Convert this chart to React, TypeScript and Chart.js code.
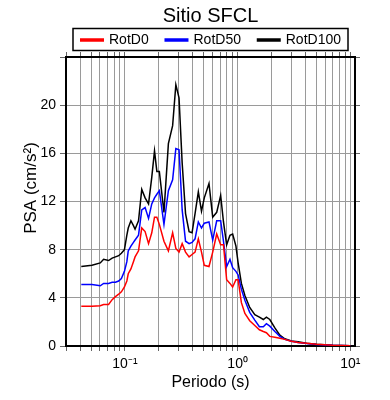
import React, { useEffect, useRef } from 'react';
import { Chart, registerables } from 'chart.js';

Chart.register(...registerables);

const TITLE = 'Sitio SFCL';
const X_TITLE = 'Periodo (s)';
const Y_TITLE = 'PSA (cm/s²)';
const SERIES_LABELS = ['RotD0', 'RotD50', 'RotD100'];
const SERIES_COLORS = ['#ff0000', '#0000ff', '#000000'];

const PERIODS = [
  0.041, 0.051, 0.0604, 0.0647, 0.0716, 0.077, 0.0824, 0.088, 0.093, 0.099,
  0.104, 0.107, 0.113, 0.119, 0.123, 0.132, 0.141, 0.151, 0.162, 0.173,
  0.183, 0.192, 0.202, 0.222, 0.243, 0.265, 0.283, 0.302, 0.322, 0.345,
  0.371, 0.394, 0.419, 0.448, 0.478, 0.506, 0.557, 0.601, 0.652, 0.707,
  0.749, 0.799, 0.855, 0.903, 0.966, 1.01, 1.08, 1.16, 1.28, 1.42,
  1.56, 1.69, 1.8, 1.93, 2.14, 2.37, 2.62, 3.0, 3.43, 4.08,
  5.0, 7.0, 10.0,
];

const ROTD0 = [
  3.3, 3.3, 3.35, 3.45, 3.45, 3.85, 4.1, 4.3, 4.5, 4.9,
  5.4, 6.0, 6.4, 7.0, 7.4, 7.9, 9.8, 9.5, 8.5, 9.4,
  10.7, 10.7, 10.1, 8.7, 7.9, 9.4, 8.1, 7.8, 8.5, 7.8,
  7.4, 7.6, 7.8, 8.9, 7.8, 6.7, 6.6, 7.8, 9.3, 8.4,
  8.4, 5.5, 5.2, 4.9, 5.5, 5.5, 3.6, 2.7, 2.1, 1.7,
  1.35, 1.2, 1.1, 0.8, 0.72, 0.65, 0.55, 0.4, 0.3, 0.22,
  0.14, 0.07, 0.03,
];

const ROTD50 = [
  5.1, 5.1, 5.0, 5.2, 5.2, 5.3, 5.3, 5.4, 5.6, 6.2,
  7.0, 7.9, 8.3, 8.6, 8.8, 9.2, 11.3, 11.5, 10.6, 11.8,
  12.3, 12.6, 12.9, 10.1, 12.9, 13.8, 16.4, 16.3, 11.3, 8.7,
  8.5, 8.6, 8.9, 10.3, 9.8, 10.2, 10.3, 8.8, 10.4, 10.4,
  8.7, 6.6, 7.2, 6.5, 6.2, 5.9, 4.7, 3.8, 2.8, 2.15,
  1.6, 1.6, 1.85, 1.65, 1.2, 0.8, 0.55, 0.4, 0.3, 0.2,
  0.13, 0.06, 0.03,
];

const ROTD100 = [
  6.6, 6.7, 6.9, 7.2, 7.1, 7.3, 7.4, 7.5, 7.7, 8.0,
  9.2, 9.8, 10.4, 10.0, 9.7, 10.4, 13.0, 12.3, 11.8, 14.0,
  16.2, 14.5, 14.5, 11.1, 16.8, 18.3, 21.7, 20.6, 15.2, 11.0,
  9.5, 9.4, 11.0, 12.8, 11.2, 12.3, 13.5, 10.7, 11.1, 12.5,
  10.3, 8.4, 9.2, 9.3, 8.3, 6.9, 5.2, 4.2, 3.2, 2.6,
  2.4, 2.2, 2.4, 2.2, 1.5, 0.9, 0.6, 0.42, 0.36, 0.22,
  0.14, 0.07, 0.03,
];

const SERIES_VALUES = [ROTD0, ROTD50, ROTD100];

const X_MIN = 0.03;
const X_MAX = 11;
const X_TICKS = [
  0.03, 0.04, 0.05, 0.06, 0.07, 0.08, 0.09,
  0.1, 0.2, 0.3, 0.4, 0.5, 0.6, 0.7, 0.8, 0.9,
  1, 2, 3, 4, 5, 6, 7, 8, 9, 10,
];
const X_MAJOR = [0.1, 1, 10];
const X_MAJOR_LABELS = ['10⁻¹', '10⁰', '10¹'];

const Y_MIN = 0;
const Y_MAX = 24;
const Y_TICKS = [0, 4, 8, 12, 16, 20, 24];
const Y_TICK_LABELS = ['0', '4', '8', '12', '16', '20', ''];

const FONT = '"Liberation Sans", Arial, Helvetica, sans-serif';
const GRID = '#9a9a9a';
const TICK = '#666666';

function xLabel(v: number): string {
  for (let i = 0; i < X_MAJOR.length; i++) {
    if (Math.abs(v - X_MAJOR[i]) < 1e-9 * X_MAJOR[i] + 1e-12) return X_MAJOR_LABELS[i];
  }
  return '';
}

function yLabel(v: number): string {
  const i = Y_TICKS.indexOf(v);
  return i >= 0 ? Y_TICK_LABELS[i] : '';
}

const overlayPlugin = {
  id: 'overlay',
  afterDraw(chart: any) {
    const { ctx, chartArea: ca } = chart;
    const cx = (ca.left + ca.right) / 2;
    ctx.save();
    // title
    ctx.fillStyle = '#000';
    ctx.font = `20px ${FONT}`;
    ctx.textAlign = 'center';
    ctx.textBaseline = 'alphabetic';
    ctx.fillText(TITLE, cx, 22);

    // legend box
    const boxW = 275;
    const boxL = cx - boxW / 2;
    const boxT = 28.5;
    const boxH = 22;
    ctx.lineWidth = 1.5;
    ctx.strokeStyle = '#000';
    ctx.strokeRect(boxL, boxT, boxW, boxH);

    ctx.font = `14px ${FONT}`;
    ctx.textAlign = 'left';
    const lineLen = 24;
    const gap = 5;
    const pad = 7;
    const widths = SERIES_LABELS.map((s) => ctx.measureText(s).width);
    const itemsW = widths.reduce((a: number, w: number) => a + w + lineLen + gap, 0);
    const spacing = (boxW - 2 * pad - itemsW) / (SERIES_LABELS.length - 1);
    let x = boxL + pad;
    const lineY = 40;
    for (let i = 0; i < SERIES_LABELS.length; i++) {
      ctx.strokeStyle = SERIES_COLORS[i];
      ctx.lineWidth = 3.5;
      ctx.beginPath();
      ctx.moveTo(x, lineY);
      ctx.lineTo(x + lineLen, lineY);
      ctx.stroke();
      ctx.fillStyle = '#000';
      ctx.fillText(SERIES_LABELS[i], x + lineLen + gap, 44);
      x += lineLen + gap + widths[i] + spacing;
    }

    // y axis title
    ctx.font = `17px ${FONT}`;
    ctx.textAlign = 'center';
    ctx.textBaseline = 'alphabetic';
    ctx.translate(36, 188);
    ctx.rotate(-Math.PI / 2);
    ctx.fillStyle = '#000';
    ctx.fillText(Y_TITLE, 0, 0);
    ctx.restore();
  },
};

export default function App() {
  const ref = useRef<HTMLCanvasElement | null>(null);

  useEffect(() => {
    if (!ref.current) return;
    const datasets = SERIES_LABELS.map((label, i) => ({
      label,
      data: PERIODS.map((p, j) => ({ x: p, y: SERIES_VALUES[i][j] })),
      borderColor: SERIES_COLORS[i],
      backgroundColor: SERIES_COLORS[i],
      borderWidth: 1.5,
      pointRadius: 0,
      tension: 0,
      fill: false,
      xAxisID: 'x',
      yAxisID: 'y',
    }));

    const setXTicks = (scale: any) => {
      scale.ticks = X_TICKS.map((v) => ({ value: v, major: X_MAJOR.includes(v) }));
    };
    const setYTicks = (scale: any) => {
      scale.ticks = Y_TICKS.map((v) => ({ value: v }));
    };

    const chart = new Chart(ref.current, {
      type: 'line',
      data: { datasets },
      options: {
        animation: false,
        responsive: false,
        devicePixelRatio: 1,
        layout: { padding: 0 },
        plugins: {
          legend: { display: false },
          title: { display: false },
          tooltip: { enabled: false },
        },
        scales: {
          x: {
            type: 'logarithmic',
            position: 'bottom',
            min: X_MIN,
            max: X_MAX,
            afterBuildTicks: setXTicks,
            afterFit: (s: any) => { s.height = 54; },
            border: { display: true, color: '#000', width: 2 },
            grid: { color: GRID, lineWidth: 1, drawTicks: true, tickLength: 5, tickColor: TICK },
            ticks: {
              autoSkip: false,
              maxRotation: 0,
              minRotation: 0,
              padding: 5,
              color: '#000',
              font: { family: FONT, size: 14 },
              callback: (v: any) => xLabel(Number(v)),
            },
            title: {
              display: true,
              text: X_TITLE,
              color: '#000',
              font: { family: FONT, size: 16 },
              padding: { top: 0, bottom: 8 },
            },
          },
          x2: {
            type: 'logarithmic',
            position: 'top',
            min: X_MIN,
            max: X_MAX,
            afterBuildTicks: setXTicks,
            afterFit: (s: any) => { s.height = 57; },
            border: { display: true, color: '#000', width: 2 },
            grid: { drawOnChartArea: false, drawTicks: true, tickLength: 5, tickColor: TICK },
            ticks: { display: false, autoSkip: false },
          },
          y: {
            type: 'linear',
            position: 'left',
            min: Y_MIN,
            max: Y_MAX,
            afterBuildTicks: setYTicks,
            afterFit: (s: any) => { s.width = 66; },
            border: { display: true, color: '#000', width: 2 },
            grid: { color: GRID, lineWidth: 1, drawTicks: true, tickLength: 6, tickColor: TICK },
            ticks: {
              autoSkip: false,
              padding: 4,
              color: '#000',
              font: { family: FONT, size: 14 },
              callback: (v: any) => yLabel(Number(v)),
            },
          },
          y2: {
            type: 'linear',
            position: 'right',
            min: Y_MIN,
            max: Y_MAX,
            afterBuildTicks: setYTicks,
            afterFit: (s: any) => { s.width = 35; },
            border: { display: true, color: '#000', width: 2 },
            grid: { drawOnChartArea: false, drawTicks: true, tickLength: 5, tickColor: TICK },
            ticks: { display: false },
          },
        },
      },
      plugins: [overlayPlugin],
    } as any);

    return () => chart.destroy();
  }, []);

  return (
    <div style={{ position: 'absolute', left: 0, top: 0, width: 390, height: 400, background: '#fff' }}>
      <canvas ref={ref} width={390} height={400} style={{ width: 390, height: 400, display: 'block' }} />
    </div>
  );
}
---+---
Repeat, exactly and in full, each line from the start of the data to the line that contains "const SERIES_COLORS = ['#ff0000', '#0000ff', '#000000'];". Pictures do not go in.

■ **Response to this task**:
Convert this chart to React, TypeScript and Chart.js code.
import React, { useEffect, useRef } from 'react';
import { Chart, registerables } from 'chart.js';

Chart.register(...registerables);

const TITLE = 'Sitio SFCL';
const X_TITLE = 'Periodo (s)';
const Y_TITLE = 'PSA (cm/s²)';
const SERIES_LABELS = ['RotD0', 'RotD50', 'RotD100'];
const SERIES_COLORS = ['#ff0000', '#0000ff', '#000000'];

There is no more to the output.